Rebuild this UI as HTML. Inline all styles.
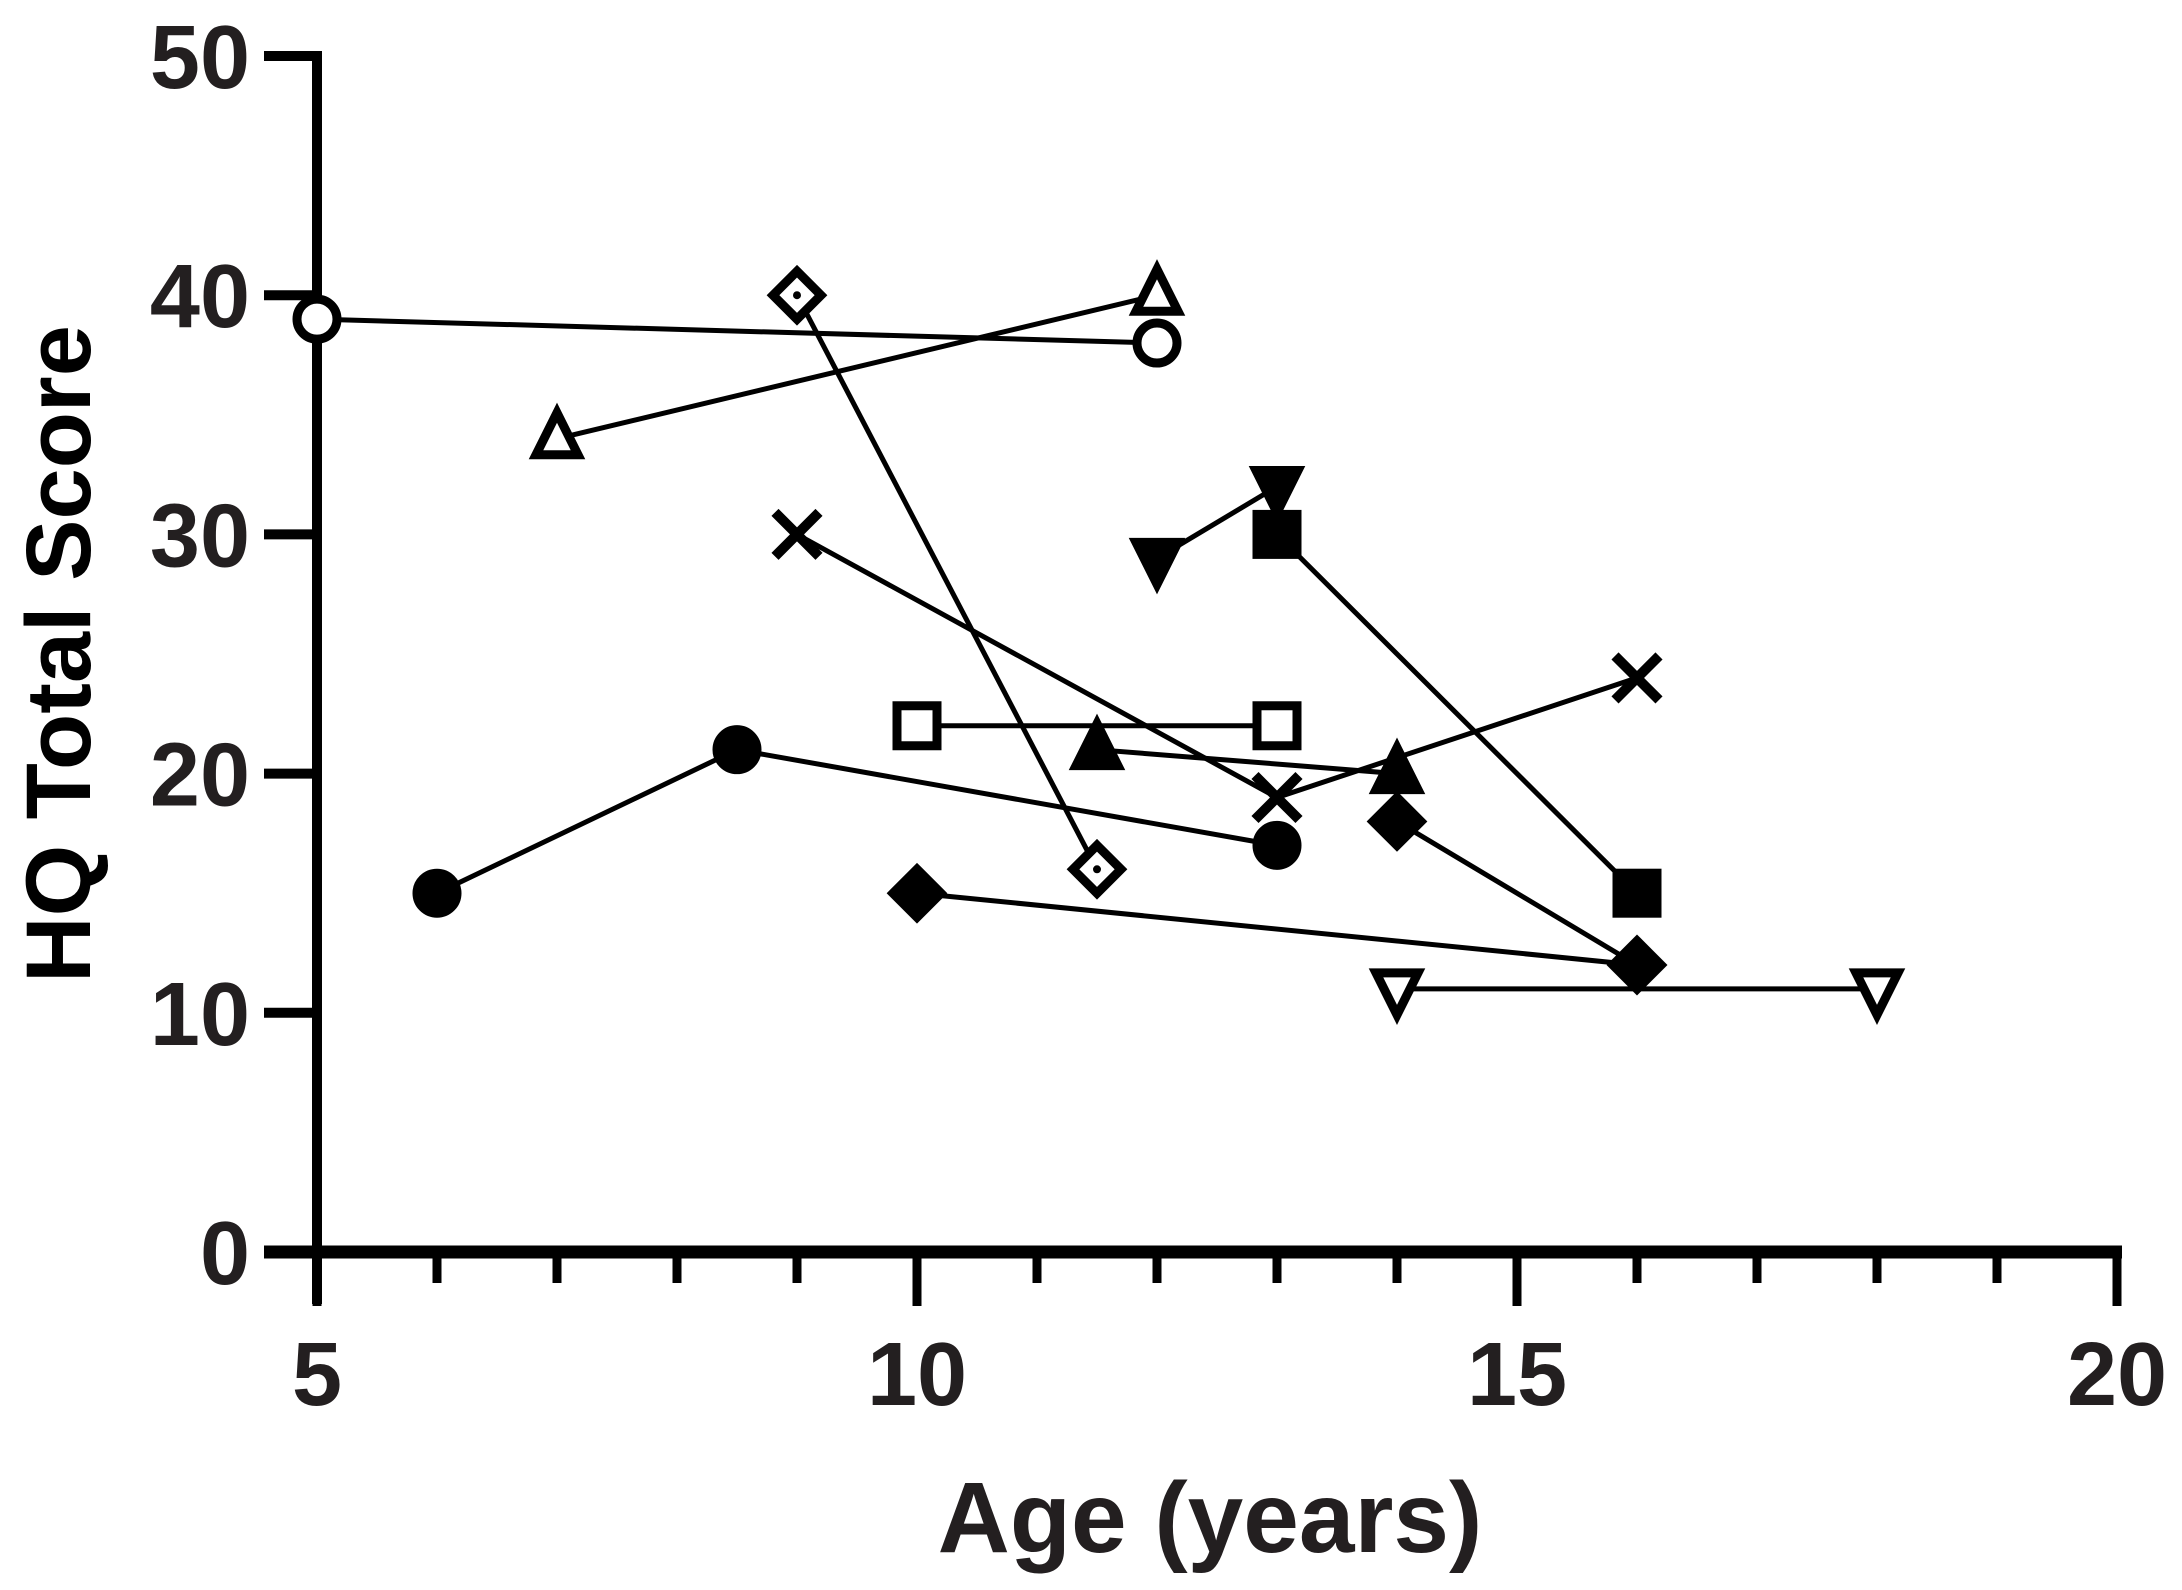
<!DOCTYPE html>
<html><head><meta charset="utf-8"><style>
body{margin:0;background:#fff;}
svg{display:block;font-family:"Liberation Sans",Arial,sans-serif;font-weight:bold;}
</style></head><body>
<svg id="chart" width="2182" height="1590" viewBox="0 0 2182 1590">
<g id="axes"></g>
<g id="series"></g>
<text x="1210" y="1552" font-size="100" text-anchor="middle" fill="#231f20">Age (years)</text>
<text transform="translate(90,654) rotate(-90)" font-size="92" text-anchor="middle" fill="#000">HQ Total  Score</text>
</svg>
<script>
const xTicks=[5,10,15,20];
const yTicks=[0,10,20,30,40,50];
const sCircleOpenX=[5,12], sCircleOpenY=[39,38];
const sTriOpenX=[7,12], sTriOpenY=[34,40];
const sDiamondOpenX=[9,11.5], sDiamondOpenY=[40,16];
const sCrossX=[9,13,16], sCrossY=[30,19,24];
const sTriDownX=[12,13], sTriDownY=[29,32];
const sSquareX=[13,16], sSquareY=[30,15];
const sSquareOpenX=[10,13], sSquareOpenY=[22,22];
const sCircleX=[6,8.5,13], sCircleY=[15,21,17];
const sTriX=[11.5,14], sTriY=[21,20];
const sDiamondAX=[10,16], sDiamondAY=[15,12];
const sDiamondBX=[14,16], sDiamondBY=[18,12];
const sTriDownOpenX=[14,18], sTriDownOpenY=[11,11];

const X=v=>317+(v-5)*120.0;
const Y=v=>1252-v*23.92;
const NS="http://www.w3.org/2000/svg";
function mk(tag,attrs,parent){const e=document.createElementNS(NS,tag);for(const k in attrs)e.setAttribute(k,attrs[k]);parent.appendChild(e);return e;}
const axes=document.getElementById('axes');
let e;
e=mk('line',{x1:X(5),y1:Y(50)-5,x2:X(5),y2:Y(0)+52,stroke:'#000','stroke-width':10},axes);


e=mk('line',{x1:264,y1:Y(0),x2:X(20)+5,y2:Y(0),stroke:'#000','stroke-width':13},axes);


yTicks.forEach(t=>{
 e=mk('line',{x1:264,y1:Y(t),x2:X(5),y2:Y(t),stroke:'#000','stroke-width':10},axes);
 
 
 e=mk('text',{x:250,y:Y(t)+32,'font-size':90,'text-anchor':'end',fill:'#231f20'},axes);
 e.textContent=t;
 
 
});
for(let v=5;v<=20;v++){
 const major=xTicks.includes(v);
 e=mk('line',{x1:X(v),y1:Y(0),x2:X(v),y2:major?1306:1283,stroke:'#000','stroke-width':9},axes);
 
 
}
xTicks.forEach(t=>{
 e=mk('text',{x:X(t),y:1405,'font-size':90,'text-anchor':'middle',fill:'#231f20'},axes);
 e.textContent=t;
 
 
});
const sg=document.getElementById('series');
function marker(kind,cx,cy,g){
 let m;
 const s={stroke:'#000','stroke-width':9};
 if(kind==='circle'||kind==='circleOpen'){m=mk('circle',Object.assign({cx,cy,r:20,fill:kind==='circle'?'#000':'#fff'},s),g);}
 else if(kind==='square'||kind==='squareOpen'){m=mk('rect',Object.assign({x:cx-20,y:cy-20,width:40,height:40,fill:kind==='square'?'#000':'#fff'},s),g);}
 else if(kind==='tri'||kind==='triOpen'){m=mk('polygon',Object.assign({points:`${cx},${cy-26} ${cx+21},${cy+16} ${cx-21},${cy+16}`,fill:kind==='tri'?'#000':'#fff'},s),g);}
 else if(kind==='triDown'||kind==='triDownOpen'){m=mk('polygon',Object.assign({points:`${cx},${cy+26} ${cx+21},${cy-16} ${cx-21},${cy-16}`,fill:kind==='triDown'?'#000':'#fff'},s),g);}
 else if(kind==='diamond'||kind==='diamondOpen'){m=mk('polygon',Object.assign({points:`${cx},${cy-24} ${cx+24},${cy} ${cx},${cy+24} ${cx-24},${cy}`,fill:kind==='diamond'?'#000':'#fff'},s),g);
   if(kind==='diamondOpen'){const d=mk('circle',{cx,cy,r:4,fill:'#000'},g);}}
 else if(kind==='cross'){m=mk('path',{d:`M${cx-22},${cy-22}L${cx+22},${cy+22}M${cx+22},${cy-22}L${cx-22},${cy+22}`,stroke:'#000','stroke-width':10},g);}
 
 
}
function series(name,kind,xs,ys){
 const g=mk('g',{},sg);
 
 
 const p=mk('polyline',{points:xs.map((x,i)=>X(x)+','+Y(ys[i])).join(' '),fill:'none',stroke:'#000','stroke-width':5},g);
 
 
 xs.forEach((x,i)=>marker(kind,X(x),Y(ys[i]),g));
}
series('circle-open','circleOpen',sCircleOpenX,sCircleOpenY);
series('triangle-open','triOpen',sTriOpenX,sTriOpenY);
series('diamond-open','diamondOpen',sDiamondOpenX,sDiamondOpenY);
series('cross','cross',sCrossX,sCrossY);
series('triangle-down','triDown',sTriDownX,sTriDownY);
series('square','square',sSquareX,sSquareY);
series('square-open','squareOpen',sSquareOpenX,sSquareOpenY);
series('circle','circle',sCircleX,sCircleY);
series('triangle','tri',sTriX,sTriY);
series('diamond-a','diamond',sDiamondAX,sDiamondAY);
series('diamond-b','diamond',sDiamondBX,sDiamondBY);
series('triangle-down-open','triDownOpen',sTriDownOpenX,sTriDownOpenY);
</script>
</body></html>
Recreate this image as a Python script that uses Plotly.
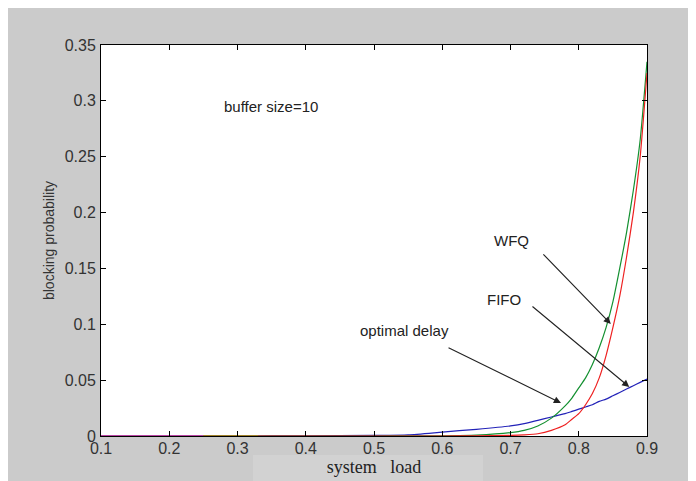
• • • •
§ What needs to be done: Copy every record above exactly, leaving out the pictures.

§ Exercise output:
Rebuild this UI as HTML. Inline all styles.
<!DOCTYPE html>
<html><head><meta charset="utf-8"><style>
body{margin:0;background:#fff;}
svg{display:block;font-family:"Liberation Sans",Arial,sans-serif;font-weight:bold;}
</style></head><body>
<svg id="chart" width="2182" height="1590" viewBox="0 0 2182 1590">
<g id="axes"></g>
<g id="series"></g>
<text x="1210" y="1552" font-size="100" text-anchor="middle" fill="#231f20">Age (years)</text>
<text transform="translate(90,654) rotate(-90)" font-size="92" text-anchor="middle" fill="#000">HQ Total  Score</text>
</svg>
<script>
const xTicks=[5,10,15,20];
const yTicks=[0,10,20,30,40,50];
const sCircleOpenX=[5,12], sCircleOpenY=[39,38];
const sTriOpenX=[7,12], sTriOpenY=[34,40];
const sDiamondOpenX=[9,11.5], sDiamondOpenY=[40,16];
const sCrossX=[9,13,16], sCrossY=[30,19,24];
const sTriDownX=[12,13], sTriDownY=[29,32];
const sSquareX=[13,16], sSquareY=[30,15];
const sSquareOpenX=[10,13], sSquareOpenY=[22,22];
const sCircleX=[6,8.5,13], sCircleY=[15,21,17];
const sTriX=[11.5,14], sTriY=[21,20];
const sDiamondAX=[10,16], sDiamondAY=[15,12];
const sDiamondBX=[14,16], sDiamondBY=[18,12];
const sTriDownOpenX=[14,18], sTriDownOpenY=[11,11];

const X=v=>317+(v-5)*120.0;
const Y=v=>1252-v*23.92;
const NS="http://www.w3.org/2000/svg";
function mk(tag,attrs,parent){const e=document.createElementNS(NS,tag);for(const k in attrs)e.setAttribute(k,attrs[k]);parent.appendChild(e);return e;}
const axes=document.getElementById('axes');
let e;
e=mk('line',{x1:X(5),y1:Y(50)-5,x2:X(5),y2:Y(0)+52,stroke:'#000','stroke-width':10},axes);


e=mk('line',{x1:264,y1:Y(0),x2:X(20)+5,y2:Y(0),stroke:'#000','stroke-width':13},axes);


yTicks.forEach(t=>{
 e=mk('line',{x1:264,y1:Y(t),x2:X(5),y2:Y(t),stroke:'#000','stroke-width':10},axes);
 
 
 e=mk('text',{x:250,y:Y(t)+32,'font-size':90,'text-anchor':'end',fill:'#231f20'},axes);
 e.textContent=t;
 
 
});
for(let v=5;v<=20;v++){
 const major=xTicks.includes(v);
 e=mk('line',{x1:X(v),y1:Y(0),x2:X(v),y2:major?1306:1283,stroke:'#000','stroke-width':9},axes);
 
 
}
xTicks.forEach(t=>{
 e=mk('text',{x:X(t),y:1405,'font-size':90,'text-anchor':'middle',fill:'#231f20'},axes);
 e.textContent=t;
 
 
});
const sg=document.getElementById('series');
function marker(kind,cx,cy,g){
 let m;
 const s={stroke:'#000','stroke-width':9};
 if(kind==='circle'||kind==='circleOpen'){m=mk('circle',Object.assign({cx,cy,r:20,fill:kind==='circle'?'#000':'#fff'},s),g);}
 else if(kind==='square'||kind==='squareOpen'){m=mk('rect',Object.assign({x:cx-20,y:cy-20,width:40,height:40,fill:kind==='square'?'#000':'#fff'},s),g);}
 else if(kind==='tri'||kind==='triOpen'){m=mk('polygon',Object.assign({points:`${cx},${cy-26} ${cx+21},${cy+16} ${cx-21},${cy+16}`,fill:kind==='tri'?'#000':'#fff'},s),g);}
 else if(kind==='triDown'||kind==='triDownOpen'){m=mk('polygon',Object.assign({points:`${cx},${cy+26} ${cx+21},${cy-16} ${cx-21},${cy-16}`,fill:kind==='triDown'?'#000':'#fff'},s),g);}
 else if(kind==='diamond'||kind==='diamondOpen'){m=mk('polygon',Object.assign({points:`${cx},${cy-24} ${cx+24},${cy} ${cx},${cy+24} ${cx-24},${cy}`,fill:kind==='diamond'?'#000':'#fff'},s),g);
   if(kind==='diamondOpen'){const d=mk('circle',{cx,cy,r:4,fill:'#000'},g);}}
 else if(kind==='cross'){m=mk('path',{d:`M${cx-22},${cy-22}L${cx+22},${cy+22}M${cx+22},${cy-22}L${cx-22},${cy+22}`,stroke:'#000','stroke-width':10},g);}
 
 
}
function series(name,kind,xs,ys){
 const g=mk('g',{},sg);
 
 
 const p=mk('polyline',{points:xs.map((x,i)=>X(x)+','+Y(ys[i])).join(' '),fill:'none',stroke:'#000','stroke-width':5},g);
 
 
 xs.forEach((x,i)=>marker(kind,X(x),Y(ys[i]),g));
}
series('circle-open','circleOpen',sCircleOpenX,sCircleOpenY);
series('triangle-open','triOpen',sTriOpenX,sTriOpenY);
series('diamond-open','diamondOpen',sDiamondOpenX,sDiamondOpenY);
series('cross','cross',sCrossX,sCrossY);
series('triangle-down','triDown',sTriDownX,sTriDownY);
series('square','square',sSquareX,sSquareY);
series('square-open','squareOpen',sSquareOpenX,sSquareOpenY);
series('circle','circle',sCircleX,sCircleY);
series('triangle','tri',sTriX,sTriY);
series('diamond-a','diamond',sDiamondAX,sDiamondAY);
series('diamond-b','diamond',sDiamondBX,sDiamondBY);
series('triangle-down-open','triDownOpen',sTriDownOpenX,sTriDownOpenY);
</script>
</body></html>
Recreate this image as a Python script that uses Plotly.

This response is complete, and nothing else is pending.